» **Supplied material**
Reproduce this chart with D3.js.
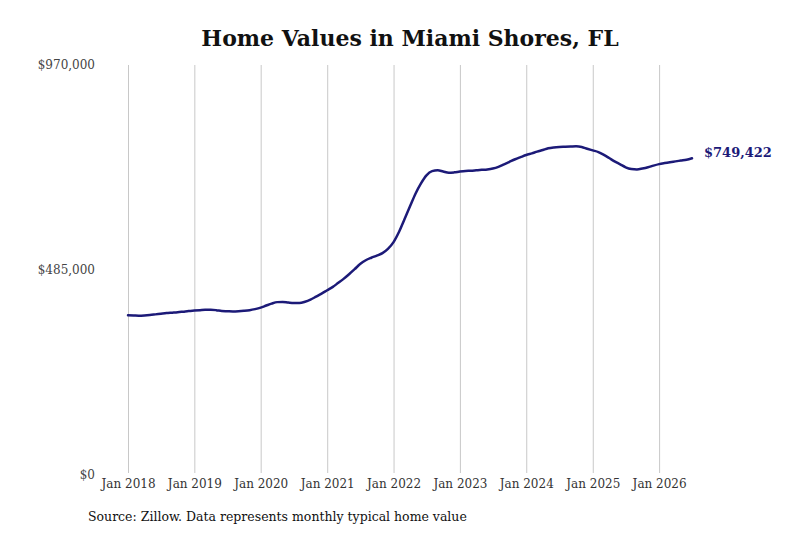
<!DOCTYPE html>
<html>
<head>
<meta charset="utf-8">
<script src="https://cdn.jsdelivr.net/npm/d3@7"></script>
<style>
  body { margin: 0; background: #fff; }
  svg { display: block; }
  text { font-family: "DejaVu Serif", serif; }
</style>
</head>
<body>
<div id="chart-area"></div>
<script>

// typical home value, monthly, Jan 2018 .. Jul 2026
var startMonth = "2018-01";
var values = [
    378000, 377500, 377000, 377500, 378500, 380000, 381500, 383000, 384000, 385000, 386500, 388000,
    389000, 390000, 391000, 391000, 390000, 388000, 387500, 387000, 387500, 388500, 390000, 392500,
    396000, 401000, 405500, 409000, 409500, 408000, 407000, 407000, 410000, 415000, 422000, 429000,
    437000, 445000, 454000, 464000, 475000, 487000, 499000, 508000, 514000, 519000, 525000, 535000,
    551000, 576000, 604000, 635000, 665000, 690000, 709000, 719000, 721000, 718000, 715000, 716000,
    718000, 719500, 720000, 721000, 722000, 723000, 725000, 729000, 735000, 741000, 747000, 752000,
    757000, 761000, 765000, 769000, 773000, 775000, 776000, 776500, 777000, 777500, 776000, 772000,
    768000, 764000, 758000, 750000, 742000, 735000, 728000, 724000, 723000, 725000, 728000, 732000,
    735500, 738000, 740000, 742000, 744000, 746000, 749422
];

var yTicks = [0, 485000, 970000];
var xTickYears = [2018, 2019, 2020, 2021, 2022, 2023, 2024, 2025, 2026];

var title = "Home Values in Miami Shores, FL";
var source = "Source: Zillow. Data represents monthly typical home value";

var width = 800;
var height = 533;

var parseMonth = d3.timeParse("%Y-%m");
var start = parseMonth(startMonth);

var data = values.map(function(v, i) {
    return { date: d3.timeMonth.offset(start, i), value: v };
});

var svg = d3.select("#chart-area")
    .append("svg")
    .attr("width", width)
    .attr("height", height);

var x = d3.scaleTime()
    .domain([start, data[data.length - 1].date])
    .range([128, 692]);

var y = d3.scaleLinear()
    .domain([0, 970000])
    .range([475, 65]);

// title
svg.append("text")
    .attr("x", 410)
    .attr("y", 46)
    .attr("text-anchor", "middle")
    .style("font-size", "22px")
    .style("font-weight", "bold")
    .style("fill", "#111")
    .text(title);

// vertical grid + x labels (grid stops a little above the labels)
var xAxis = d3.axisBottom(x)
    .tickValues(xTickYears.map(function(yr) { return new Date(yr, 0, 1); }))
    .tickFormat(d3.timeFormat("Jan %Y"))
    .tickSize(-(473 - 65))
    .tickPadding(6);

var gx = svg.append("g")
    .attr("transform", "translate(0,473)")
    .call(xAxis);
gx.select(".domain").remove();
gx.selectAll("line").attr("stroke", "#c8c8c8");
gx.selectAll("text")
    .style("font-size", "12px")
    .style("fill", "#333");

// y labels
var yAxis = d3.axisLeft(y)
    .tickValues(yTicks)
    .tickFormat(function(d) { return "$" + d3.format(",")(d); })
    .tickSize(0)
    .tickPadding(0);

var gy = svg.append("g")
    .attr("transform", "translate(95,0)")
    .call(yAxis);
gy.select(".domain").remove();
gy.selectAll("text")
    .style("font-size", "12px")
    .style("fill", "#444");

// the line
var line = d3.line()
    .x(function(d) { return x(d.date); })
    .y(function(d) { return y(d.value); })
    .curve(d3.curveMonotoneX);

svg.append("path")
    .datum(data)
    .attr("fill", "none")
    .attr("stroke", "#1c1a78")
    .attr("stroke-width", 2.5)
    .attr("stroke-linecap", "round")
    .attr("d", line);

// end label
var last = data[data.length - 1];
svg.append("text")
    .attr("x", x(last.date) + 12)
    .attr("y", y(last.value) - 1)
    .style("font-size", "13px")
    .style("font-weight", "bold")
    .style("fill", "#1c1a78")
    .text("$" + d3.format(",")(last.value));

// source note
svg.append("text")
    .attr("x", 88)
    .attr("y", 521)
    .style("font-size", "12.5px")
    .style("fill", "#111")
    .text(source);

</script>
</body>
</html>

» **What to produce**
From the data, collect all lines where the string "chart" appears.

» **The completed task**
Reproduce this chart with D3.js.
<div id="chart-area"></div>
var svg = d3.select("#chart-area")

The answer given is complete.